So much to think of

But no, it was just the beginning of crazier things because just as the week began, we woke up to yet another shocking headline. This time a respected 45-year-old so-called business leader was involved. A 45-year-old former David Whitehead Textiles chief executive Edwin Chimanye was found guilty of dating a 12-year-old girl whom he showered with gifts and cash, treated with braais and fast foods, among other shocking things.
The man even went as far as buying the girl a mobile phone so he could communicate easily with her. The communication between the two got to a point where Chimanye asked the little girl to send him nude pictures of herself and she obliged. People, how does a 45-year-old lust after a 12-year-old? Those of us who are mothers; in fact all women know that at 12 a girl is just budding into teenagehood. Yes, there are several changes that take place on her body during that time such as around the chest and probably the onset of her menstrual cycle if she happens to be early but the bottom line is, she will still be a child.
At 12, while a girl can effectively bath on her own, there are some who are not even able to bath themselves adequately. At 12, while a girl can be trusted to choose her own clothes, her mother or another adult still picks out clothes for her for special and important occasions such as church or parties.
At 12, a girl is just that, a child.
How a grown man of 45 could have mistaken a 12-year-old for an adult is beyond me. They tried to argue that the girl lied she was 16 but please does 16 make better sense for a grown man to have an affair with? In a country that is literally teeming with grown up women who can make up their minds about relations with those of the opposite sex, the man in question had to settle on a 12-year-old and actually go out to places of leisure with her. As I write I try to think of the kind of conversations that you normally get from 12-year olds and others around that age.
These children always chatter endlessly and they are hyper active. As a mother and aunt, I have seen my fair share of young people that age and I do not understand what a grown man could have wanted from a little girl of that age.
Anyway, we are truly grateful the man in question got caught and I bet that is the only thing he is sorry about. If he were not caught, he probably would have gone on to one day force this child into a sexual relationship and there we would have had worse problems. Those paedophiles we read about in western countries have been unleashed upon us right here in my fatherland. Those things we thought were only for horror movies are happening right here in our streets.
The man met this girl as she walked the streets in Avondale, something that a lot of children are bound to do in their neighbourhoods. But for the child to have also accepted his business card and accepted to go out with him and to send her pictures to him reveals a problem. There is something wrong in our society.
I was trying to think of a child bringing into the home a mobile phone and parents or guardians not picking it up. I was thinking of children as young as 12 going for braais and the adults in the home not noticing it. An incident is cited where this man went out with the young girl and her friends around 7pm. Who lets out a 12 year old around that time? We know in Shona they say, mugoni wepwere ndeasinaye, which means one should not be too harsh with others’ children unless they do not have their own.

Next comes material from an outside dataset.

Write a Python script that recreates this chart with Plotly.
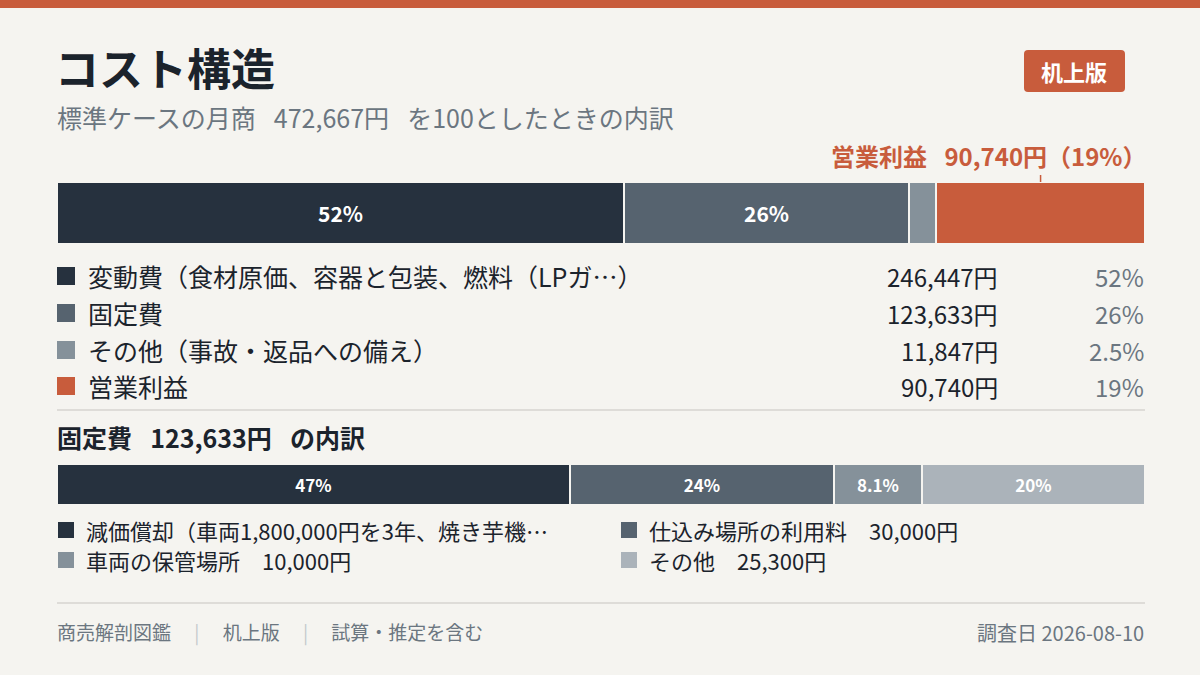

The saying comes out of the acknowledgement that children are not easy to raise and that is a fact. While every parent would want their child to grow up to be a doctor, lawyer or something along those lines, truth is some children turn out to be robbers, murderers and sex workers. But surely parents everywhere have the responsibility to protect their children?
When we do not pay attention to what is happening with our children, bad things can happen. In these evil days we are living in, it seems it is no longer safe to even send a child to a tuck shop that is a couple of meters away. It is not fine to let child commute alone from school to a home that is on the other side of town.
It is not fine to let a child keep things that you have no idea of their origins. It is not fine to see children with money whose origins you have no idea of and let it go. It is not fine to raise our children without having crucial conversations about money and material possessions with them for they will be easily swayed if such conversations do not take place. We have to tell our children we love them and provide the essentials they require so that they do not go after the first person that shows them what seems to be love. Someone said this to me in light of this incident and they got me thinking: “just how many parents tell their children they love them?”
How many bother to find out what is happening in their children’s lives and make an effort to know their children’s friends? Some send children on sleepovers at homes they have never been to. In these times we are living in, these are things we may need to rethink surely? While the man in this case got a custodial sentence, many among us feel that he got of lightly. Only 18 months for destroying a child’s life? The innocence that the child should have possessed at 12 has since gone with the fondling and conversations that this man held with the minor involved. He should have been left to rot in jail. At this time when rape and murder of girls and women is becoming almost daily fodder, there was real need to make an example of this man.
At this time when the nation aches for the late Tsitsi Stacey Munjoma, whose life was brutally cut short at 11, this man should have paid.